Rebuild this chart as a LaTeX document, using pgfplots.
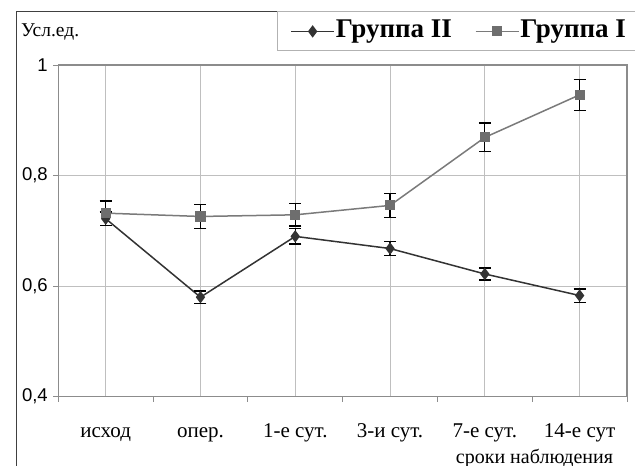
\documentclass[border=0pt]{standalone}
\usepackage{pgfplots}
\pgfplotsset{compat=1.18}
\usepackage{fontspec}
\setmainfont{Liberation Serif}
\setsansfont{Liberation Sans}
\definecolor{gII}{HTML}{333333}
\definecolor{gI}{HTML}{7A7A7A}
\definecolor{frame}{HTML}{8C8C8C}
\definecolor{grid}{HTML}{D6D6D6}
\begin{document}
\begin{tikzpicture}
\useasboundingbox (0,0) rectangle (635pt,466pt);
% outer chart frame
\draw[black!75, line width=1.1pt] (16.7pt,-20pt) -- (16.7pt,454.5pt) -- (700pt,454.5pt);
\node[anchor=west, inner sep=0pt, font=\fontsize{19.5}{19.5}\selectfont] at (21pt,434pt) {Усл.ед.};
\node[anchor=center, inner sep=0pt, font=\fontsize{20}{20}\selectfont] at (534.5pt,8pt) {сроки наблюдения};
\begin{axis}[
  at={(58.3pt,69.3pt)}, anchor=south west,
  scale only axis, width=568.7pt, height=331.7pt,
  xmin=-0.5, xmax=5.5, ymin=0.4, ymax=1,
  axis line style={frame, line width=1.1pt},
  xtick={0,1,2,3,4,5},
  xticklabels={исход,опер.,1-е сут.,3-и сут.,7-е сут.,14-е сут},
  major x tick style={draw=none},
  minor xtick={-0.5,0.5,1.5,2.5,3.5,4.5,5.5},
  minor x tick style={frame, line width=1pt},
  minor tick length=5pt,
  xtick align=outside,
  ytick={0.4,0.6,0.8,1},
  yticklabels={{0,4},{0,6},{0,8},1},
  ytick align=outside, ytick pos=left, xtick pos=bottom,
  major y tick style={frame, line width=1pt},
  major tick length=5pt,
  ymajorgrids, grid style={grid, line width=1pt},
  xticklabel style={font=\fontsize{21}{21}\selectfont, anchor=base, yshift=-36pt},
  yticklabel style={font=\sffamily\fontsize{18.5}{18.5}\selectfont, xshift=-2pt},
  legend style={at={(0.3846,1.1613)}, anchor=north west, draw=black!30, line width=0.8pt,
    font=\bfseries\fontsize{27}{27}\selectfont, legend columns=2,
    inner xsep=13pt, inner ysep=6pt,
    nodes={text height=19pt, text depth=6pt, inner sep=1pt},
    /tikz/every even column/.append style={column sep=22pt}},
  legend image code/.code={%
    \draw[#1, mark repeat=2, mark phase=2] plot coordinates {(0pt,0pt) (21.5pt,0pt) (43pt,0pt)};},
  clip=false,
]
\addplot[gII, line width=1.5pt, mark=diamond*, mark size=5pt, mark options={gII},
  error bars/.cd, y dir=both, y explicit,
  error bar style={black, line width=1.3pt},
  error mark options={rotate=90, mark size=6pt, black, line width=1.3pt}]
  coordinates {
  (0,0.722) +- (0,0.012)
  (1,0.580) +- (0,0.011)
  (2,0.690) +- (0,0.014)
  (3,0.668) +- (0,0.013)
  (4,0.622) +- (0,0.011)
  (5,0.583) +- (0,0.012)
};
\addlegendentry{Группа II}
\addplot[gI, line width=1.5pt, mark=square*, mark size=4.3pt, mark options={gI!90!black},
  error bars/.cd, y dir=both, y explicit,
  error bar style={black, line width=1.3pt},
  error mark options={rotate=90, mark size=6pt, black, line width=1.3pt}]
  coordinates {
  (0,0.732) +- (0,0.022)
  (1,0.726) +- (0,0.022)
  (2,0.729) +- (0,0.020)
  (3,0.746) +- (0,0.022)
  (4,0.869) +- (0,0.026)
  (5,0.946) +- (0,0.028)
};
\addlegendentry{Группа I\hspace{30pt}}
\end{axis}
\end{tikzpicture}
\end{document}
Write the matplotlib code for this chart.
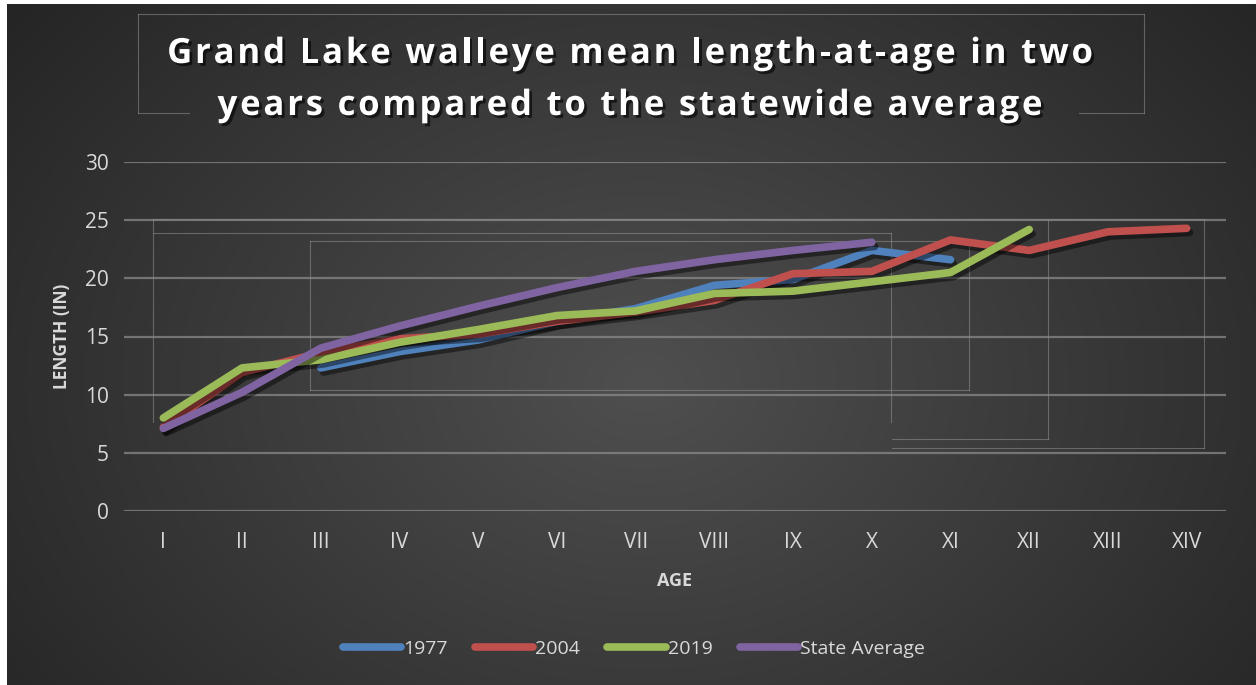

# # # # # # #

◆ **WHAT THE TASK REQUIRES**
Filter the listing above by the word "chart"; copy each line that passes.

◆ **THE COMPLETED TASK**
Rebuild this chart as a LaTeX document, using pgfplots.
% outer chart frame
Write the matplotlib code for this chart.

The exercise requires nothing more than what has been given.